● **What to do**: In your copy, include every line of the listing below exactly but none of the pictures.
# # #
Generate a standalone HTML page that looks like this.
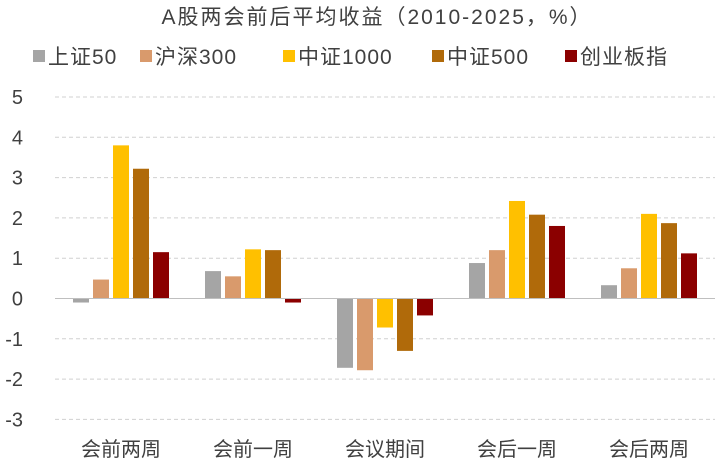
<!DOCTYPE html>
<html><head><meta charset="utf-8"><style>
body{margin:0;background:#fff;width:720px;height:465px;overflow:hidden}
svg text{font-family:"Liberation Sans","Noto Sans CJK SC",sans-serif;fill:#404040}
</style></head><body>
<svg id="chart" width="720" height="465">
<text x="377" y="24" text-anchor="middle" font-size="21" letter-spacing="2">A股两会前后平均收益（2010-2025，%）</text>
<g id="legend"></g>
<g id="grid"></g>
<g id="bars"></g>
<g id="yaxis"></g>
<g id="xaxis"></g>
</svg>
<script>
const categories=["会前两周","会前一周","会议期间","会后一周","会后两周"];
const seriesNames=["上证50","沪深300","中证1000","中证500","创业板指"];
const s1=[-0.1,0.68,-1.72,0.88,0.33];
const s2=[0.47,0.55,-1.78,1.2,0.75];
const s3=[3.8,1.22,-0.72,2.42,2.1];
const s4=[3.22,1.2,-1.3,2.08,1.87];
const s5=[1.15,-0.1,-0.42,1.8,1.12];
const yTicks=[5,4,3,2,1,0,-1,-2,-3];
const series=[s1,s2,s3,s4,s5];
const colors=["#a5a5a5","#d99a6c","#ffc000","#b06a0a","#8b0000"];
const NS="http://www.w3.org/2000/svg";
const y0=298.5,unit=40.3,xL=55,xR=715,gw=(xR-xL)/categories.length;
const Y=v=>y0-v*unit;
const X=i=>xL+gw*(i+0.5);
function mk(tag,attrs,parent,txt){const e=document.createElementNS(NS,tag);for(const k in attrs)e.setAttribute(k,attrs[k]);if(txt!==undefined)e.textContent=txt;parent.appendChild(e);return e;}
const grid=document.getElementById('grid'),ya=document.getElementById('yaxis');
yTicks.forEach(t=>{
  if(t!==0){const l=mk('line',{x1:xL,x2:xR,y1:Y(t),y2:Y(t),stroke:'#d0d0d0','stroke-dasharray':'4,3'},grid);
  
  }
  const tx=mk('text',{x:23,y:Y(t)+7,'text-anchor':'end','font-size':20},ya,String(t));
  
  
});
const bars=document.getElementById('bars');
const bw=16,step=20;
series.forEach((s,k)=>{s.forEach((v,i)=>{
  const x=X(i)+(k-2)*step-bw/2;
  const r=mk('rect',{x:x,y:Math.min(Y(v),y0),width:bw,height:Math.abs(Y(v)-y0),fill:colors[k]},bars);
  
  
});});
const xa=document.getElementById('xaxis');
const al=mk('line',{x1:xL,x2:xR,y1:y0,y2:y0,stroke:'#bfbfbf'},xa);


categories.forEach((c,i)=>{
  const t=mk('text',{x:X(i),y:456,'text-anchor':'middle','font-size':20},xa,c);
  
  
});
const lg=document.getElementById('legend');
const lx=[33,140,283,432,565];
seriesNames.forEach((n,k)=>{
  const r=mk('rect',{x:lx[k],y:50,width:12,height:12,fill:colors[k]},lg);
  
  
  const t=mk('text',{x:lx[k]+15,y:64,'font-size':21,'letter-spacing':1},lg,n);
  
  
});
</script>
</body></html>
# # #
● **Output**:
Generate a standalone HTML page that looks like this.
<!DOCTYPE html>
<html><head><meta charset="utf-8"><style>
body{margin:0;background:#fff;width:720px;height:465px;overflow:hidden}
svg text{font-family:"Liberation Sans","Noto Sans CJK SC",sans-serif;fill:#404040}
</style></head><body>
<svg id="chart" width="720" height="465">
<text x="377" y="24" text-anchor="middle" font-size="21" letter-spacing="2">A股两会前后平均收益（2010-2025，%）</text>
<g id="legend"></g>
<g id="grid"></g>
<g id="bars"></g>
<g id="yaxis"></g>
<g id="xaxis"></g>
</svg>
<script>
const categories=["会前两周","会前一周","会议期间","会后一周","会后两周"];
const seriesNames=["上证50","沪深300","中证1000","中证500","创业板指"];
const s1=[-0.1,0.68,-1.72,0.88,0.33];
const s2=[0.47,0.55,-1.78,1.2,0.75];
const s3=[3.8,1.22,-0.72,2.42,2.1];
const s4=[3.22,1.2,-1.3,2.08,1.87];
const s5=[1.15,-0.1,-0.42,1.8,1.12];
const yTicks=[5,4,3,2,1,0,-1,-2,-3];
const series=[s1,s2,s3,s4,s5];
const colors=["#a5a5a5","#d99a6c","#ffc000","#b06a0a","#8b0000"];
const NS="http://www.w3.org/2000/svg";
const y0=298.5,unit=40.3,xL=55,xR=715,gw=(xR-xL)/categories.length;
const Y=v=>y0-v*unit;
const X=i=>xL+gw*(i+0.5);
function mk(tag,attrs,parent,txt){const e=document.createElementNS(NS,tag);for(const k in attrs)e.setAttribute(k,attrs[k]);if(txt!==undefined)e.textContent=txt;parent.appendChild(e);return e;}
const grid=document.getElementById('grid'),ya=document.getElementById('yaxis');
yTicks.forEach(t=>{
  if(t!==0){const l=mk('line',{x1:xL,x2:xR,y1:Y(t),y2:Y(t),stroke:'#d0d0d0','stroke-dasharray':'4,3'},grid);
  
  }
  const tx=mk('text',{x:23,y:Y(t)+7,'text-anchor':'end','font-size':20},ya,String(t));
  
  
});
const bars=document.getElementById('bars');
const bw=16,step=20;
series.forEach((s,k)=>{s.forEach((v,i)=>{
  const x=X(i)+(k-2)*step-bw/2;
  const r=mk('rect',{x:x,y:Math.min(Y(v),y0),width:bw,height:Math.abs(Y(v)-y0),fill:colors[k]},bars);
  
  
});});
const xa=document.getElementById('xaxis');
const al=mk('line',{x1:xL,x2:xR,y1:y0,y2:y0,stroke:'#bfbfbf'},xa);


categories.forEach((c,i)=>{
  const t=mk('text',{x:X(i),y:456,'text-anchor':'middle','font-size':20},xa,c);
  
  
});
const lg=document.getElementById('legend');
const lx=[33,140,283,432,565];
seriesNames.forEach((n,k)=>{
  const r=mk('rect',{x:lx[k],y:50,width:12,height:12,fill:colors[k]},lg);
  
  
  const t=mk('text',{x:lx[k]+15,y:64,'font-size':21,'letter-spacing':1},lg,n);
  
  
});
</script>
</body></html>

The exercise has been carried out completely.